- Directed by: David Howard
- Screenplay by: Barry Conners Philip Klein
- Based on: The Rainbow Trail by Zane Grey
- Produced by: Edmund Grainger
- Starring: George O'Brien Cecilia Parker
- Cinematography: Daniel B. Clark
- Edited by: Alfred DeGaetano
- Music by: R.H. Bassett (uncredited) Peter Brunelli (uncredited)
- Production company: Fox Film Corporation
- Release date: January 3, 1932;
- Running time: 65 minutes
- Country: United States
- Language: English

= The Rainbow Trail (1932 film) =

1932 Pre-Code Western film

The Rainbow Trail is a 1932 Pre-Code Western film directed by David Howard and starring George O'Brien. The picture is an adaptation of Zane Grey's novel of the same name and a sequel to the 1931 film Riders of the Purple Sage, which also stars O'Brien.
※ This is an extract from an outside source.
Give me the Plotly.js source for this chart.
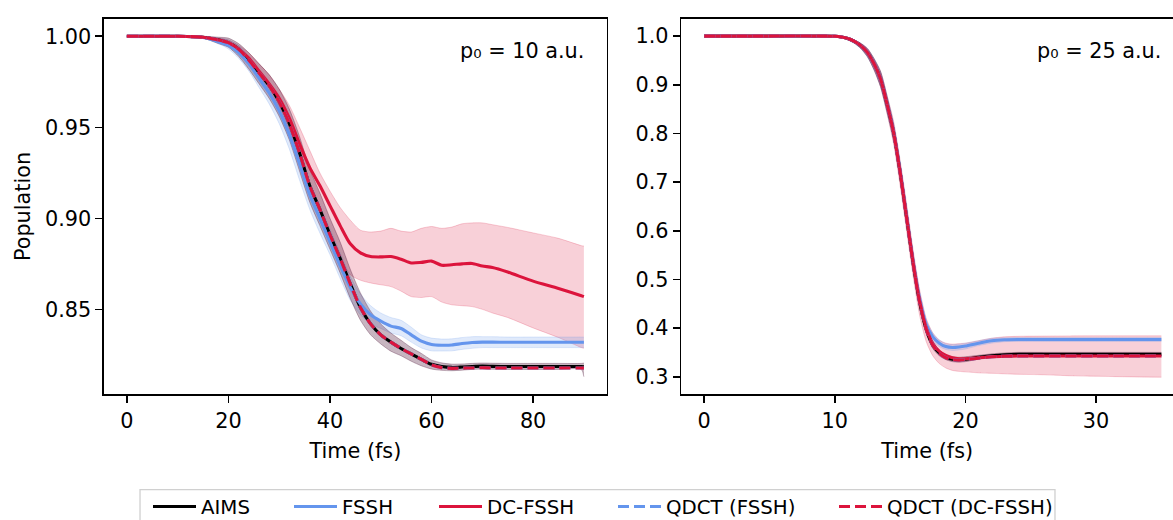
<!DOCTYPE html>
<html>
<head>
<meta charset="utf-8">
<script src="https://cdn.plot.ly/plotly-3.0.1.min.js"></script>
<style>html,body{margin:0;padding:0;background:#fff;overflow:hidden}</style>
</head>
<body>
<div id="chart" style="width:1173px;height:520px"></div>
<script>
// ---------- Data: left panel (p0 = 10 a.u.) ----------
const tL = [0,10,15,18,20,22,24,26,28,30,32,34,36,38,40,42,44,46,48,50,52,54,56,58,60,62,64,66,68,70,72,75,80,85,89.5,90];
const aimsL = [1.0,1.0,0.9995,0.998,0.9965,0.993,0.987,0.980,0.973,0.964,0.952,0.936,0.918,0.905,0.891,0.878,0.864,0.851,0.842,0.836,0.832,0.8285,0.8255,0.8225,0.8198,0.8186,0.8181,0.8183,0.8186,0.8188,0.8187,0.8186,0.8186,0.8186,0.8186,0.8185];
const aimsLoL = [1.0,1.0,0.999,0.996,0.994,0.989,0.982,0.974,0.966,0.956,0.943,0.926,0.909,0.896,0.883,0.870,0.856,0.844,0.836,0.831,0.827,0.8245,0.8215,0.819,0.8172,0.8165,0.8163,0.8166,0.817,0.8172,0.8171,0.817,0.817,0.817,0.817,0.813];
const aimsHiL = [1.0,1.0,1.0,0.9995,0.999,0.996,0.991,0.985,0.979,0.971,0.960,0.945,0.927,0.914,0.900,0.887,0.872,0.859,0.849,0.842,0.837,0.833,0.829,0.8258,0.8222,0.8206,0.8199,0.820,0.8203,0.8205,0.8204,0.8203,0.8203,0.8203,0.8203,0.8205];
const fsshL = [1.0,1.0,0.9993,0.997,0.995,0.991,0.985,0.977,0.969,0.959,0.946,0.930,0.913,0.900,0.887,0.874,0.862,0.853,0.847,0.8435,0.8408,0.8395,0.836,0.8325,0.8307,0.8303,0.8304,0.8312,0.8318,0.832,0.832,0.8319,0.8319,0.8319,0.8319,0.8319];
const fsshLoL = [1.0,1.0,0.999,0.996,0.993,0.988,0.981,0.972,0.963,0.952,0.938,0.921,0.905,0.892,0.880,0.867,0.855,0.847,0.842,0.8395,0.837,0.8355,0.832,0.8288,0.8272,0.8271,0.8272,0.828,0.8286,0.829,0.829,0.829,0.829,0.829,0.829,0.829];
const fsshHiL = [1.0,1.0,1.0,0.999,0.998,0.995,0.989,0.982,0.975,0.965,0.953,0.938,0.920,0.907,0.894,0.881,0.868,0.8585,0.852,0.848,0.8455,0.844,0.8402,0.836,0.8342,0.8337,0.8338,0.8345,0.835,0.835,0.835,0.8348,0.8348,0.8348,0.8348,0.8348];
const dcL = [1.0,1.0,0.9995,0.998,0.9965,0.993,0.988,0.981,0.974,0.966,0.955,0.941,0.928,0.918,0.907,0.896,0.886,0.881,0.879,0.8788,0.879,0.8775,0.8755,0.8758,0.8765,0.8742,0.8745,0.875,0.8752,0.8738,0.873,0.8705,0.8655,0.8615,0.8575,0.857];
const dcLoL = [1.0,1.0,0.999,0.997,0.995,0.991,0.985,0.978,0.970,0.961,0.948,0.931,0.915,0.903,0.891,0.878,0.869,0.866,0.8645,0.8635,0.8625,0.860,0.857,0.8565,0.857,0.854,0.8525,0.852,0.8515,0.850,0.848,0.8455,0.8398,0.8345,0.829,0.8286];
const dcHiL = [1.0,1.0,1.0,0.999,0.998,0.995,0.991,0.985,0.979,0.971,0.962,0.950,0.9375,0.925,0.915,0.906,0.899,0.8935,0.8925,0.893,0.8945,0.893,0.8925,0.8945,0.8955,0.8945,0.8952,0.897,0.8975,0.8975,0.8965,0.895,0.892,0.889,0.885,0.8848];
const qdctFsshL = [1.0,1.0,0.9995,0.998,0.9965,0.993,0.987,0.980,0.973,0.964,0.952,0.936,0.918,0.905,0.891,0.878,0.864,0.851,0.842,0.836,0.832,0.8285,0.8255,0.8225,0.8195,0.818,0.8176,0.8177,0.8178,0.8179,0.8178,0.8178,0.8178,0.8178,0.8178,0.8177];
const qdctDcL = [1.0,1.0,0.9995,0.998,0.9965,0.993,0.987,0.980,0.973,0.964,0.952,0.936,0.918,0.905,0.891,0.878,0.864,0.851,0.842,0.836,0.832,0.8285,0.8255,0.8225,0.8195,0.818,0.8176,0.8177,0.8178,0.8179,0.8178,0.8178,0.8178,0.8178,0.8178,0.8177];

// ---------- Data: right panel (p0 = 25 a.u.) ----------
const tR = [0,5,9,10,10.5,11,11.5,12,12.5,13,13.5,14,14.5,15,15.5,16,16.5,17,17.5,18,18.5,19,19.5,20,21,22,23,24,26,28,30,32,35];
const aimsR = [1,1,1,0.9995,0.998,0.995,0.989,0.980,0.966,0.943,0.912,0.860,0.802,0.720,0.626,0.532,0.452,0.397,0.365,0.349,0.340,0.336,0.335,0.336,0.340,0.343,0.345,0.346,0.346,0.346,0.346,0.346,0.346];
const aimsLoR = [1,1,1,0.999,0.9965,0.992,0.985,0.974,0.957,0.931,0.896,0.843,0.785,0.703,0.610,0.518,0.440,0.388,0.358,0.343,0.335,0.331,0.330,0.331,0.336,0.339,0.341,0.342,0.342,0.342,0.342,0.342,0.342];
const aimsHiR = [1,1,1,1,0.999,0.997,0.992,0.985,0.974,0.954,0.927,0.876,0.818,0.736,0.642,0.546,0.464,0.406,0.372,0.355,0.345,0.341,0.340,0.341,0.344,0.347,0.349,0.350,0.350,0.350,0.350,0.350,0.350];
const fsshR = [1,1,1,0.9995,0.998,0.995,0.989,0.980,0.966,0.943,0.912,0.861,0.804,0.723,0.630,0.537,0.460,0.407,0.382,0.369,0.362,0.360,0.361,0.363,0.369,0.374,0.376,0.3765,0.3765,0.3765,0.3765,0.3765,0.3765];
const fsshLoR = [1,1,1,0.999,0.9965,0.992,0.985,0.974,0.957,0.931,0.896,0.843,0.786,0.706,0.614,0.523,0.448,0.397,0.374,0.362,0.356,0.354,0.355,0.357,0.364,0.369,0.372,0.3725,0.3725,0.3725,0.3725,0.3725,0.3725];
const fsshHiR = [1,1,1,1,0.999,0.997,0.992,0.985,0.974,0.954,0.927,0.877,0.820,0.740,0.646,0.551,0.472,0.417,0.390,0.376,0.368,0.366,0.367,0.369,0.374,0.379,0.380,0.3805,0.3805,0.3805,0.3805,0.3805,0.3805];
const dcR = [1,1,1,0.9995,0.998,0.995,0.989,0.980,0.966,0.943,0.912,0.860,0.802,0.720,0.627,0.534,0.455,0.400,0.368,0.352,0.344,0.339,0.337,0.337,0.339,0.341,0.342,0.3425,0.3425,0.3425,0.3425,0.3425,0.3425];
const dcLoR = [1,1,1,0.999,0.997,0.993,0.986,0.975,0.958,0.930,0.895,0.840,0.778,0.692,0.598,0.505,0.425,0.372,0.343,0.327,0.318,0.313,0.311,0.310,0.308,0.307,0.306,0.305,0.304,0.302,0.301,0.300,0.299];
const dcHiR = [1,1,1,1,0.999,0.997,0.992,0.985,0.975,0.953,0.928,0.878,0.825,0.745,0.655,0.560,0.478,0.420,0.390,0.375,0.369,0.367,0.368,0.369,0.374,0.379,0.382,0.383,0.3835,0.3838,0.384,0.384,0.384];
const qdctFsshR = [1,1,1,0.9995,0.998,0.995,0.989,0.980,0.966,0.943,0.912,0.860,0.802,0.720,0.626,0.532,0.452,0.397,0.365,0.348,0.339,0.335,0.334,0.335,0.338,0.341,0.342,0.3425,0.3425,0.3425,0.3425,0.3425,0.3425];
const qdctDcR = [1,1,1,0.9995,0.998,0.995,0.989,0.980,0.966,0.943,0.912,0.860,0.802,0.720,0.626,0.532,0.452,0.397,0.365,0.348,0.339,0.335,0.334,0.335,0.338,0.341,0.342,0.3425,0.3425,0.3425,0.3425,0.3425,0.3425];

const seriesNames = ['AIMS','FSSH','DC-FSSH','QDCT (FSSH)','QDCT (DC-FSSH)'];
const tickXL = [0,20,40,60,80];
const tickYL = [0.85,0.90,0.95,1.00];
const tickXR = [0,10,20,30];
const tickYR = [0.3,0.4,0.5,0.6,0.7,0.8,0.9,1.0];
const panelLabels = ['p\u2080 = 10 a.u.','p\u2080 = 25 a.u.'];

// ---------- Styling ----------
const BLACK = '#000000', BLUE = '#6495ED', RED = '#DC143C';
const FONT = 'DejaVu Sans, sans-serif';
const FS = 20.8;
const LFS = 19.8;
const LW = 3.1;
const DASH = '11px,5px';
const SM = 0.7;

function band(x, lo, hi, color, xa, ya) {
  return [
    {x: x, y: lo, xaxis: xa, yaxis: ya, type: 'scatter', mode: 'lines',
     line: {width: 1, color: color, shape: 'spline', smoothing: SM}, showlegend: false, hoverinfo: 'skip'},
    {x: x, y: hi, xaxis: xa, yaxis: ya, type: 'scatter', mode: 'lines', fill: 'tonexty', fillcolor: color,
     line: {width: 1, color: color, shape: 'spline', smoothing: SM}, showlegend: false, hoverinfo: 'skip'}
  ];
}
function line(x, y, name, color, dash, xa, ya, show, leg) {
  return {x: x, y: y, name: name, xaxis: xa, yaxis: ya, type: 'scatter', mode: 'lines',
    line: {width: LW, color: color, dash: dash, shape: 'spline', smoothing: SM},
    showlegend: show, legend: leg};
}

const bandAims = 'rgba(70,10,45,0.30)';
const bandBlue = 'rgba(100,149,237,0.2)';
const bandRed = 'rgba(220,20,60,0.2)';
const legIds = ['legend','legend2','legend3','legend4','legend5'];

const traces = [].concat(
  band(tL, dcLoL, dcHiL, bandRed, 'x', 'y'),
  band(tL, fsshLoL, fsshHiL, bandBlue, 'x', 'y'),
  band(tL, aimsLoL, aimsHiL, bandAims, 'x', 'y'),
  [
    line(tL, aimsL, seriesNames[0], BLACK, 'solid', 'x', 'y', true, legIds[0]),
    line(tL, fsshL, seriesNames[1], BLUE, 'solid', 'x', 'y', true, legIds[1]),
    line(tL, dcL, seriesNames[2], RED, 'solid', 'x', 'y', true, legIds[2]),
    line(tL, qdctFsshL, seriesNames[3], BLUE, DASH, 'x', 'y', true, legIds[3]),
    line(tL, qdctDcL, seriesNames[4], RED, DASH, 'x', 'y', true, legIds[4])
  ],
  band(tR, dcLoR, dcHiR, bandRed, 'x2', 'y2'),
  band(tR, fsshLoR, fsshHiR, bandBlue, 'x2', 'y2'),
  band(tR, aimsLoR, aimsHiR, bandAims, 'x2', 'y2'),
  [
    line(tR, aimsR, seriesNames[0], BLACK, 'solid', 'x2', 'y2', false, legIds[0]),
    line(tR, fsshR, seriesNames[1], BLUE, 'solid', 'x2', 'y2', false, legIds[1]),
    line(tR, dcR, seriesNames[2], RED, 'solid', 'x2', 'y2', false, legIds[2]),
    line(tR, qdctFsshR, seriesNames[3], BLUE, DASH, 'x2', 'y2', false, legIds[3]),
    line(tR, qdctDcR, seriesNames[4], RED, DASH, 'x2', 'y2', false, legIds[4])
  ]
);

const axisBase = {
  showgrid: false, zeroline: false, showline: true, linecolor: BLACK, linewidth: 1.6,
  ticks: 'outside', ticklen: 7, tickwidth: 1.6, tickcolor: BLACK,
  tickfont: {family: FONT, size: FS, color: BLACK}, automargin: false
};

const legX = [148, 289, 434, 613, 834];
const layout = {
  width: 1173, height: 520,
  margin: {l: 104, r: 0, t: 19, b: 126, autoexpand: false},
  paper_bgcolor: '#ffffff', plot_bgcolor: '#ffffff',
  font: {family: FONT, size: FS, color: BLACK},
  xaxis: Object.assign({}, axisBase, {domain: [0, 0.4703], range: [-4.5, 94.5], tickvals: tickXL, mirror: true, anchor: 'y',
    title: {text: 'Time (fs)', font: {family: FONT, size: FS, color: BLACK}, standoff: 12}}),
  yaxis: Object.assign({}, axisBase, {domain: [0, 1], range: [0.8035, 1.0095], tickvals: tickYL, tickformat: '.2f', mirror: true, anchor: 'x',
    title: {text: 'Population', font: {family: FONT, size: FS, color: BLACK}, standoff: 8}}),
  xaxis2: Object.assign({}, axisBase, {domain: [0.5401, 1], range: [-1.75, 35.89], tickvals: tickXR, mirror: true, anchor: 'y2',
    title: {text: 'Time (fs)', font: {family: FONT, size: FS, color: BLACK}, standoff: 12}}),
  yaxis2: Object.assign({}, axisBase, {domain: [0, 1], range: [0.2645, 1.0351], tickvals: tickYR, tickformat: '.1f', mirror: false, anchor: 'x2'}),
  annotations: [
    {text: panelLabels[0], xref: 'paper', yref: 'paper', x: 0.4505, y: 0.9147, xanchor: 'right', yanchor: 'middle', showarrow: false, font: {family: FONT, size: FS, color: BLACK}},
    {text: panelLabels[1], xref: 'paper', yref: 'paper', x: 0.9909, y: 0.9147, xanchor: 'right', yanchor: 'middle', showarrow: false, font: {family: FONT, size: FS, color: BLACK}}
  ],
  shapes: [
    {type: 'rect', xref: 'paper', yref: 'paper', x0: 0.0337, x1: 0.8896, y0: -0.2552, y1: -0.42,
     line: {color: '#d0d0d0', width: 1.3}, fillcolor: 'rgba(255,255,255,0.8)', layer: 'below'}
  ],
  showlegend: true
};
legIds.forEach((id, i) => {
  layout[id] = {orientation: 'h', x: (legX[i] - 104) / 1069, xanchor: 'left', y: -0.3005, yanchor: 'middle',
    bgcolor: 'rgba(0,0,0,0)', borderwidth: 0, itemwidth: 43, font: {family: FONT, size: LFS, color: BLACK}};
});

Plotly.newPlot('chart', traces, layout, {displayModeBar: false, staticPlot: true});
</script>
</body>
</html>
The Rainbow Trail had previously been filmed as a silent version in 1918 with William Farnum, and as a sound version in 1925 with Tom Mix.

==Cast==
- George O'Brien as Shefford
- Cecilia Parker as Fay Larkin
- Minna Gombell as Ruth
- Roscoe Ates as Ike Wilkins
- J. M. Kerrigan as Paddy Harrigan
- James Kirkwood as Venters
- W. L. Thorne as Dyer
- Robert Frazer as Lone Eagle
- Ruth Donnelly as Abigail
- Niles Welch as Willets
- Landers Stevens as Presby
- Laska Winter as Singing Cloud
- Edward Hearn as Jim Lassiter
- Alice Ward as Jane Withersteen
- George Burton as Elliott
- Iron Eyes Cody as Indian
==Critical reception==
Variety commented, "Above average production and some outdoor photography that's enthralling don't quite lift it into deluxe booking eligibility." They wrote that O'Brien "gives a good interpretation of the role", and referencing the previous versions, wrote that O'Brien resembles William Farnum more than Tom Mix, but plays the character with "power" rather than with Mix's "action" style.

The Film Daily praised the "picturesque" exterior locations but stated the "story lacks logic and there is insufficient action."